Want to know, in a nutshell, where all this summer’s comings and goings — mostly goings — of the Western Athletic Conference leave the University of Hawaii in the near term?
Well, take a look around Aloha Stadium tonight, where 14th-ranked Southern California plays the Warriors in the season opener. Take a good, l-o-n-g look.
Because there is the very real possibility the Trojans could be the last nationally ranked team the Warriors play at home in front of a near-capacity crowd until …
Well, maybe, just maybe, until USC returns on Aug. 31, 2013.
Boise State is off to the Mountain West after this season’s game in Idaho and isn’t coming back to Halawa anytime soon. Fresno State and Nevada will follow the Broncos out the door, sooner rather than later to hear them tell it.
And, surely you don’t expect any of the remnants — Idaho, New Mexico State, San Jose State, Utah State or Louisiana Tech — to be rubbing shoulder pads with the high and mighty or pulling in 45,000-plus fans in the immediate future.
Or, for that matter, most of the other nonconference opponents — Charleston Southern, UNLV (twice), Colorado, UC Davis, Lamar and Western Kentucky — on the upcoming schedules.

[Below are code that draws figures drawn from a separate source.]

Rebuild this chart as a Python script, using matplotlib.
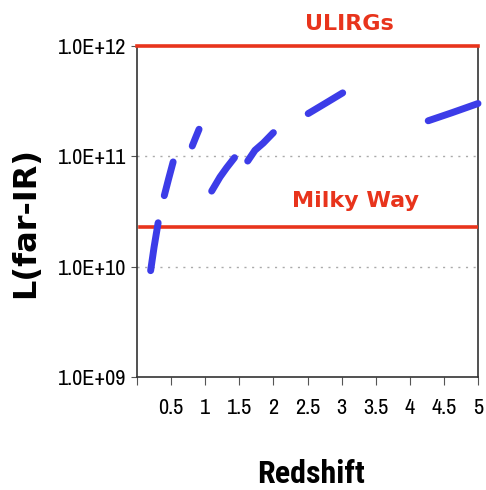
import matplotlib
matplotlib.use("Agg")
import matplotlib.pyplot as plt
import numpy as np

# Data segments (redshift, far-IR luminosity)
seg_z = [
    [0.20, 0.25, 0.31],
    [0.40, 0.465, 0.53],
    [0.81, 0.86, 0.91],
    [1.095, 1.217, 1.315, 1.43],
    [1.623, 1.73, 1.852, 2.0],
    [2.51, 2.757, 3.016],
    [4.27, 4.614, 5.0],
]
seg_L = [
    [9.2e9, 1.5e10, 2.5e10],
    [4.4e10, 6.3e10, 8.9e10],
    [1.24e11, 1.48e11, 1.76e11],
    [4.84e10, 6.49e10, 7.89e10, 9.73e10],
    [9.06e10, 1.135e11, 1.32e11, 1.64e11],
    [2.44e11, 3.01e11, 3.76e11],
    [2.10e11, 2.48e11, 3.01e11],
]
ulirg_L = 1.0e12
milky_L = 2.3e10
ref_labels = ["ULIRGs", "Milky Way"]

x_ticks = [0, 0.5, 1, 1.5, 2, 2.5, 3, 3.5, 4, 4.5, 5]
x_tick_labels = ["", "0.5", "1", "1.5", "2", "2.5", "3", "3.5", "4", "4.5", "5"]
y_ticks = [1e9, 1e10, 1e11, 1e12]
y_tick_labels = ["1.0E+09", "1.0E+10", "1.0E+11", "1.0E+12"]

narrow = ['Archivo Narrow', 'Liberation Sans', 'DejaVu Sans']
bold_narrow = ['Roboto Condensed', 'Liberation Sans', 'DejaVu Sans']
wide = ['DejaVu Sans']
plt.rcParams['font.family'] = narrow

fig = plt.figure(figsize=(4.86, 4.90), dpi=100)
ax = fig.add_axes([137/486, 1-377/490, (478-137)/486, (377-46)/490])
ax.set_yscale('log')
ax.set_xlim(0, 5)
ax.set_ylim(1e9, 1e12)

red = '#e8341c'
blue = '#3c3ce8'

for lv in [1e10, 1e11]:
    ax.axhline(lv, color='#aaaaaa', linestyle=(0, (1.5, 4)), linewidth=1.0, zorder=1)

ax.axhline(ulirg_L, color=red, linewidth=2.6, zorder=4, clip_on=False)
ax.plot([0.05, 5], [milky_L, milky_L], color=red, linewidth=2.6, zorder=3)

for z, L in zip(seg_z, seg_L):
    ax.plot(z, L, color=blue, linewidth=5, solid_capstyle='round',
            solid_joinstyle='round', zorder=5, clip_on=False)

fig.text(349/486, 1-24.5/490, ref_labels[0], color=red, fontsize=16, fontweight='bold',
         family=wide, ha='center', va='center')
fig.text(355/486, 1-201/490, ref_labels[1], color=red, fontsize=16, fontweight='bold',
         family=wide, ha='center', va='center')

ax.set_xticks(x_ticks)
ax.set_xticklabels(x_tick_labels, fontsize=16)
ax.set_yticks(y_ticks)
ax.set_yticklabels(y_tick_labels, fontsize=16)
ax.minorticks_off()
ax.tick_params(axis='x', direction='out', length=6, width=0.8, pad=9, color='#555555')
ax.tick_params(axis='y', direction='out', length=4, width=0.8, pad=4, color='#555555')
for s in ax.spines.values():
    s.set_linewidth(1.2)
    s.set_color('#333333')

fig.text(311/486, 1-474/490, "Redshift", fontsize=23, fontweight='bold',
         family=bold_narrow, ha='center', va='center')
fig.text(26/486, 1-222/490, "L(far-IR)", fontsize=23, fontweight='bold',
         family=wide, rotation=90, ha='center', va='center')

fig.savefig("out.png", dpi=100)
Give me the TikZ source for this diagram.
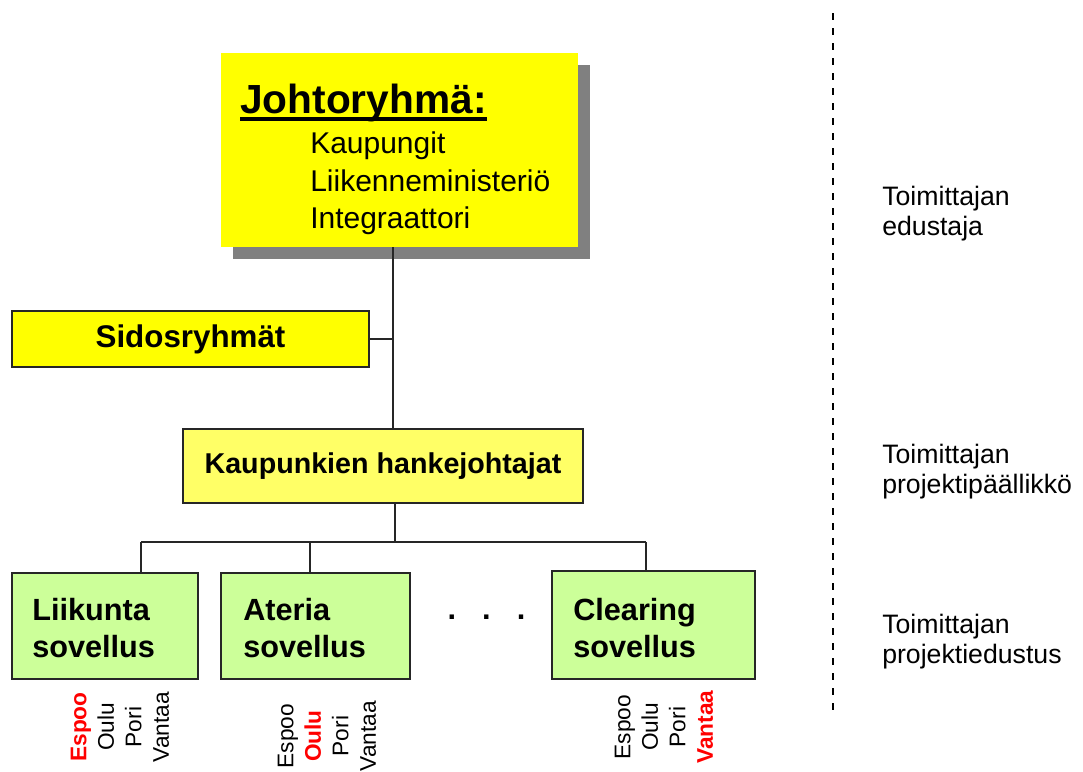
\documentclass[tikz,border=0pt]{standalone}
\usepackage{fontspec}
\setmainfont{Liberation Sans}
\usetikzlibrary{calc,shadows}
\definecolor{yel}{HTML}{FFFF00}
\definecolor{lyel}{HTML}{FFFF66}
\definecolor{grn}{HTML}{CCFF99}
\definecolor{shd}{HTML}{808080}
\definecolor{hred}{HTML}{FF0000}
\begin{document}
\begin{tikzpicture}[x=0.75pt,y=-0.75pt,
  conn/.style={draw=black!85, line width=1.1pt},
  boxborder/.style={draw=black!85, line width=1.1pt, inner sep=0pt},
  mainbox/.style={fill=yel, inner sep=0pt, drop shadow={shadow xshift=9pt, shadow yshift=-9pt, fill=shd, opacity=1}},
  ybox/.style={boxborder, fill=yel},
  lbox/.style={boxborder, fill=lyel},
  gbox/.style={boxborder, fill=grn},
  mtext/.style={anchor=base west, inner sep=0pt, font=\fontsize{22.5}{27}\selectfont},
  gtext/.style={anchor=base west, inner sep=0pt, font=\fontsize{23}{28}\selectfont\bfseries},
  rtext/.style={anchor=base west, inner sep=0pt, font=\fontsize{20}{24}\selectfont},
  city/.style={rotate=90, align=center, inner sep=0pt, font=\fontsize{17}{20.6}\selectfont}
]
\useasboundingbox (0,0) rectangle (1083,772);

% top box
\node[mainbox, minimum width=267.75pt, minimum height=145.5pt] (main) at (399.5,150) {};
\node[anchor=base west, inner sep=0pt, font=\fontsize{30.5}{36}\selectfont\bfseries] (title) at (240,113) {Johtoryhmä:};
\draw[line width=3pt] ($(title.base west)+(0,6)$) -- ($(title.base east)+(0,6)$);
\node[mtext] (m1) at (310,153) {Kaupungit};
\node[mtext] (m2) at (310,191) {Liikenneministeriö};
\node[mtext] (m3) at (310,228) {Integraattori};

% middle boxes
\node[ybox, minimum width=267.75pt, minimum height=42pt, font=\fontsize{23.5}{28}\selectfont\bfseries] (sid) at (190.5,339) {Sidosryhmät};
\node[lbox, minimum width=300pt, minimum height=55.5pt, font=\fontsize{21.5}{26}\selectfont\bfseries] (kp) at (383,466) {Kaupunkien hankejohtajat};

% application boxes
\node[gbox, minimum width=139.5pt, minimum height=79.5pt] (liik) at (105,626) {};
\node[gbox, minimum width=141.75pt, minimum height=79.5pt] (ater) at (315.5,626) {};
\node[gbox, minimum width=152.25pt, minimum height=81pt] (clr) at (653.5,625) {};
\node[gtext] (liik1) at (32,620) {Liikunta};
\node[gtext] (liik2) at (32,657) {sovellus};
\node[gtext] (ater1) at (243,620) {Ateria};
\node[gtext] (ater2) at (243,657) {sovellus};
\node[gtext] (clr1) at (573,620) {Clearing};
\node[gtext] (clr2) at (573,657) {sovellus};
\node[anchor=base, inner sep=0pt, font=\fontsize{23}{28}\selectfont\bfseries] (dots) at (486.5,619) {\makebox[25.9pt]{.}\makebox[25.9pt]{.}\makebox[25.9pt]{.}};

% city labels
\node[city] (c1) at (120,727) {{\color{hred}\bfseries Espoo}\\Oulu\\Pori\\Vantaa};
\node[city] (c2) at (327,736) {Espoo\\{\color{hred}\bfseries Oulu}\\Pori\\Vantaa};
\node[city] (c3) at (664,727) {Espoo\\Oulu\\Pori\\{\color{hred}\bfseries Vantaa}};

% connectors
\coordinate (vx) at (393,0);
\coordinate (bx) at (395,542);
\coordinate (hl) at (141,542);
\coordinate (hm) at (310,542);
\coordinate (hr) at (646,542);
\draw[conn] (main.south -| vx) -- (kp.north -| vx);
\draw[conn] (sid.east) -- (sid.east -| vx);
\draw[conn] (kp.south -| bx) -- (bx);
\draw[conn] (hl) -- (hr);
\draw[conn] (hl) -- (hl |- liik.north);
\draw[conn] (hm) -- (hm |- ater.north);
\draw[conn] (hr) -- (hr |- clr.north);

% dashed separator
\coordinate (d1) at (833,13);
\coordinate (d2) at (833,713);
\draw[dash pattern=on 5.25pt off 6pt, line width=1.5pt] (d1) -- (d2);

% right labels
\node[rtext] (r1a) at (882,205) {Toimittajan};
\node[rtext] (r1b) at (882,235) {edustaja};
\node[rtext] (r2a) at (882,463) {Toimittajan};
\node[rtext] (r2b) at (882,493) {projektipäällikkö};
\node[rtext] (r3a) at (882,633) {Toimittajan};
\node[rtext] (r3b) at (882,663) {projektiedustus};
\end{tikzpicture}
\end{document}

So, unless Brigham Young, unranked to start 2010, or Oregon State, 24th at the moment, come in here with a Top 25 resume in 2011, it is pretty much wait for the Trojans in ’13.
That is a sobering thought and illustrative of their precarious position as the Warriors await the next round of conference musical chairs and debate the dubious path of following BYU into independence.
All the more reason why tonight’s game carries import beyond being an opener. It is, for this season at least, the Warriors’ only so-far scheduled appearance on the main ESPN platform.
Thanks to the controversy and questions surrounding probation-slapped USC and its new head coach, Lane Kiffin, there is more of a compelling storyline on this one than usual and, you’d suspect, a larger audience looming.
That’s quite a stage for the Warriors to do with as they might. An opportunity not to be missed if you are trying to send a message to another conference or make one about surviving amid the rubble of the current one.
Here, for example, is a chance to show potential recruits that while things crumble around UH, the Warriors, at least, will — to borrow a phrase — fight on. And it is an opportunity to demonstrate to prospective additions to the WAC that the conference’s senior member is somebody to rally around.
It is worth noting that the first time the Trojans came to Aloha Stadium, the 1978 regular-season finale, UH was playing its last game as an independent.
In that game the national championship-bound Trojans of Charles White, Ronnie Lott and Anthony Munoz, etc., provided UH with an indication of where the program stood at an important juncture.
The way UH hung in, trailing 9-5 into the third quarter of an eventual 21-5 loss, suggested the then-Rainbows were ready for their WAC debut and up for the challenges of their first conference membership.
The Warriors only hope they can take away something as positive from tonight’s experience wherever they might be headed.